Заикание, немота — парафраз собственного мотива, широко и полно развитого в лучшей новелле «Андрея Рублева» — новелле о колоколе и о юном колокольном мастере (артист Н. Бурляев). Среди скрежещущих диссонансов бытия Рублев принимал обет молчания. Герой Бурляева говорил, но страшно заикался. Только искусству дано было преодолеть немоту — так восставала из ужасов и крови совершеннейшая Троица; так маленький, захудалый и остервенелый заика говорил бронзовым языком колокола.

В прологе «Зеркала» отзвук темы иссякает в аллегорию. Поэзия фильма начинается за прологом — с покосившегося забора, с матери, глядящей в даль теряющейся в лесной темноте дороги.

Эпизод со случайным прохожим, на минуту вынырнувшим из-за поворота, меньше всего информация — это не отец, отец не придет, он ушел из семьи. Это вибрация жизни, богатство еще таящихся в будущем возможностей; выбор, который молодой женщине еще предстоит совершить: одинокое, ревнивое и самоотверженное воспитание детей...
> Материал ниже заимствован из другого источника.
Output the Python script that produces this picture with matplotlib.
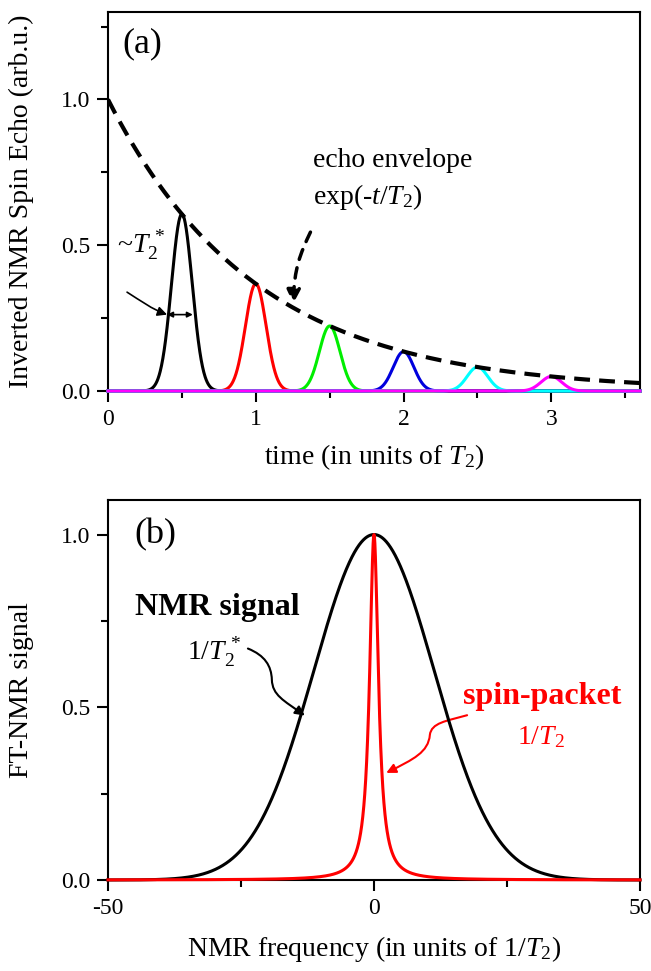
import numpy as np
import matplotlib
matplotlib.use("Agg")
import matplotlib.pyplot as plt
from matplotlib.patches import FancyArrowPatch
from matplotlib.path import Path
from matplotlib.ticker import MultipleLocator

plt.rcParams["font.family"] = ["Liberation Serif", "DejaVu Serif"]
plt.rcParams["mathtext.fontset"] = "custom"
plt.rcParams["mathtext.rm"] = "Liberation Serif"
plt.rcParams["mathtext.it"] = "Liberation Serif:italic"
plt.rcParams["mathtext.bf"] = "Liberation Serif:bold"

# panel (a): echo train
echo_centers = [0.5, 1.0, 1.5, 2.0, 2.5, 3.0]
echo_heights = [0.607, 0.368, 0.223, 0.135, 0.082, 0.050]
echo_width = 0.07  # gaussian sigma, units of T2
echo_colors = ["black", "red", "#00ee00", "#0000dd", "cyan", "magenta"]
envelope_T2 = 1.0

# panel (b): spectra
gauss_sigma = 11.3   # inhomogeneous line, units of 1/T2
lorentz_hwhm = 1.0   # spin-packet line

W, H = 651, 971
fig = plt.figure(figsize=(W / 100, H / 100), dpi=100)
ax_a = fig.add_axes([108 / W, 1 - 391 / H, 532 / W, 379 / H])
ax_b = fig.add_axes([108 / W, 1 - 880 / H, 532 / W, 380 / H])

FS = 20
FS_TICK = 17
FS_BOLD = 23

t = np.linspace(0, 3.6, 2000)
for c, h, col in zip(echo_centers, echo_heights, echo_colors):
    ax_a.plot(t, h * np.exp(-(t - c) ** 2 / (2 * echo_width ** 2)), color=col,
              lw=2.2, zorder=3, clip_on=False)
ax_a.plot(t, np.exp(-t / envelope_T2), color="black", lw=3.0, ls=(0, (3.8, 2.2)),
          zorder=3)

ax_a.set_xlim(0, 3.6)
ax_a.set_ylim(0, 1.3)
ax_a.xaxis.set_major_locator(MultipleLocator(1))
ax_a.xaxis.set_minor_locator(MultipleLocator(0.5))
ax_a.yaxis.set_major_locator(MultipleLocator(0.5))
ax_a.yaxis.set_minor_locator(MultipleLocator(0.25))
ax_a.xaxis.set_major_formatter(lambda v, p: f"{v:.0f}")
ax_a.yaxis.set_major_formatter(lambda v, p: f"{v:.1f}")
ax_a.set_xlabel(r"time (in units of $T_2$)", fontsize=FS)
ax_a.set_ylabel("Inverted NMR Spin Echo (arb.u.)", fontsize=FS)
ax_a.xaxis.set_label_coords(0.5, -0.135)
ax_a.yaxis.set_label_coords(-0.14, 0.5)

ax_a.text(0.1, 1.19, "(a)", fontsize=26, va="center")
ax_a.text(1.39, 0.79, "echo envelope", fontsize=FS, va="center")
ax_a.text(1.39, 0.665, r"exp(-$t$/$T_2$)", fontsize=FS, va="center")
ax_a.text(0.06, 0.5, r"~$T_2^{\,*}$", fontsize=FS, va="center")

p = Path([(0.129, 0.339), (0.22, 0.31), (0.30, 0.28), (0.40, 0.262)],
         [Path.MOVETO, Path.CURVE4, Path.CURVE4, Path.CURVE4])
ax_a.add_patch(FancyArrowPatch(path=p, arrowstyle="-|>", mutation_scale=14,
                               color="black", lw=1.2))
ax_a.annotate("", xy=(0.40, 0.262), xytext=(0.574, 0.262),
              arrowprops=dict(arrowstyle="<|-|>", color="black", lw=1.2,
                              mutation_scale=8, shrinkA=0, shrinkB=0))
p = Path([(1.37, 0.545), (1.30, 0.47), (1.26, 0.42), (1.254, 0.30)],
         [Path.MOVETO, Path.CURVE4, Path.CURVE4, Path.CURVE4])
ax_a.add_patch(FancyArrowPatch(path=p, arrowstyle="-|>", mutation_scale=20,
                               color="black", lw=2.5, ls=(0, (3, 2.5))))

f = np.linspace(-50, 50, 4000)
ax_b.plot(f, np.exp(-f ** 2 / (2 * gauss_sigma ** 2)), color="black", lw=2.2,
          zorder=3, clip_on=False)
ax_b.plot(f, 1 / (1 + (f / lorentz_hwhm) ** 2), color="red", lw=2.2,
          zorder=3, clip_on=False)

ax_b.set_xlim(-50, 50)
ax_b.set_ylim(0, 1.1)
ax_b.xaxis.set_major_locator(MultipleLocator(50))
ax_b.xaxis.set_minor_locator(MultipleLocator(25))
ax_b.yaxis.set_major_locator(MultipleLocator(0.5))
ax_b.yaxis.set_minor_locator(MultipleLocator(0.25))
ax_b.xaxis.set_major_formatter(lambda v, p: f"{v:.0f}")
ax_b.yaxis.set_major_formatter(lambda v, p: f"{v:.1f}")
ax_b.set_xlabel(r"NMR frequency (in units of 1/$T_2$)", fontsize=FS)
ax_b.set_ylabel("FT-NMR signal", fontsize=FS)
ax_b.xaxis.set_label_coords(0.5, -0.142)
ax_b.yaxis.set_label_coords(-0.14, 0.5)

ax_b.text(-45, 1.0, "(b)", fontsize=26, va="center")
ax_b.text(-44.9, 0.79, "NMR signal", fontsize=FS_BOLD, fontweight="bold", va="center")
ax_b.text(-35.2, 0.66, r"1/$T_2^{\,*}$", fontsize=FS, va="center")
ax_b.text(16.7, 0.53, "spin-packet", fontsize=FS_BOLD, fontweight="bold",
          color="red", va="center")
ax_b.text(26.9, 0.413, r"1/$T_2$", fontsize=FS, color="red", va="center")

p = Path([(-23.7, 0.67), (-20.5, 0.65), (-19.3, 0.62), (-19.2, 0.58),
          (-19.1, 0.535), (-17.0, 0.52), (-13.0, 0.476)],
         [Path.MOVETO, Path.CURVE4, Path.CURVE4, Path.CURVE4,
          Path.CURVE4, Path.CURVE4, Path.CURVE4])
ax_b.add_patch(FancyArrowPatch(path=p, arrowstyle="-|>", mutation_scale=14,
                               color="black", lw=1.5))
p = Path([(17.5, 0.477), (13.5, 0.46), (10.8, 0.455), (10.5, 0.42),
          (10.2, 0.37), (7.5, 0.35), (2.3, 0.31)],
         [Path.MOVETO, Path.CURVE4, Path.CURVE4, Path.CURVE4,
          Path.CURVE4, Path.CURVE4, Path.CURVE4])
ax_b.add_patch(FancyArrowPatch(path=p, arrowstyle="-|>", mutation_scale=14,
                               color="red", lw=1.5))

for ax in (ax_a, ax_b):
    for s in ax.spines.values():
        s.set_linewidth(1.5)
    ax.tick_params(which="major", direction="out", length=8, width=1.5,
                   labelsize=FS_TICK, pad=5)
    ax.tick_params(which="minor", direction="out", length=5, width=1.5)

fig.savefig("out.png", dpi=100)
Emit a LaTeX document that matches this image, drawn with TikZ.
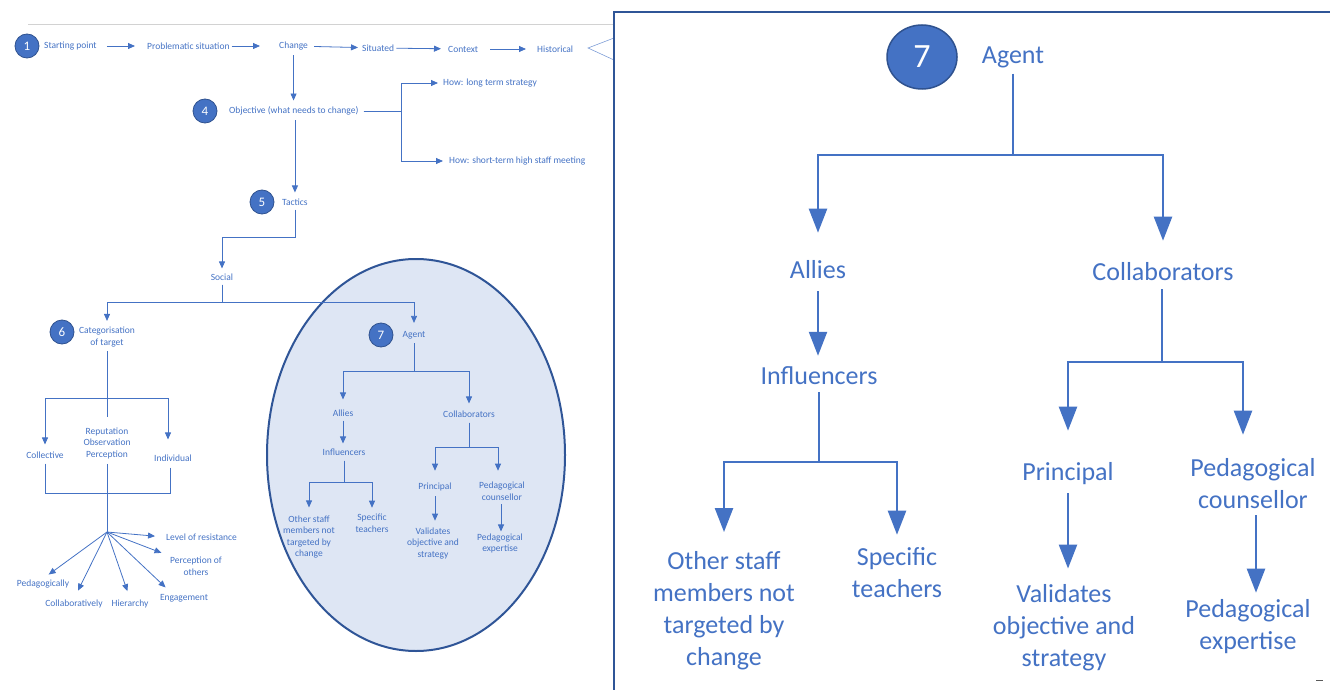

Разумеется, для нашего поколения «Зеркало» имеет еще и особую, неизъяснимую прелесть узнавания, тождества детских воспоминаний. Бревенчатые темные сени, пахнущие смолой, пылью и керосином; кружевные вздутые ветром занавески; узкое стекло лампы-пятилинейки; слюдяное окошечко керосинки со скудным чадящим пламенем; и стеклянные кувшины, бессмысленно повторяющие форму кринки, в которые ставили букеты полевых цветов; и сама кринка в прохладных каплях с остуженным на погребе парным молоком; и полотняное с шитьем платье матери — такие тогда продавали в «купонах»; и волосы, небрежно уложенные узлом на нежном затылке, — вся эта смесь полугородского, полудеревенского быта в лесной, еще просторной тишине подмосковных и прочих дач...

Удивительна в Маргарите Тереховой эта старомодная, изящная и выносливая женственность наших матерей. Удивительно передано памятью режиссера, воображением художника Н. Двигубского, деликатной камерой оператора Г. Рерберга все это хрупкое предвоенное бытие нашего детства — с редкой вещественностью, но и с горчащим привкусом ностальгии. Это странная ностальгия не по далекому, а по близкому, догоняющему нас по пятам и уже уходящему в завтра времени. В фантастической ленте «Солярис» она относится уже к будущему. Мотивы, отдаленные в пространстве («Солярис»), во времени («Рублев»), становятся в «Зеркале» нестерпимо близкими, как собственная, личная, семейная биография.

В детстве каждому из нас пришлось сделать усилие, чтобы понять, как это так: ты бегаешь по двору, а Земля вертится — разность масштаба с трудом охватывалась воображением.

Разумеется, способ рассказа, при котором история общая раскрывает себя через перипетии семейной истории, привычнее и оттого доступнее: так в прекрасной новелле о типографии большой общий страх времени репрессий преломляется через сюжет малой, в конце концов даже не существующей ошибки.

Непривычность фильма «Зеркало» в разномасштабности — времени его свойственны разные измерения.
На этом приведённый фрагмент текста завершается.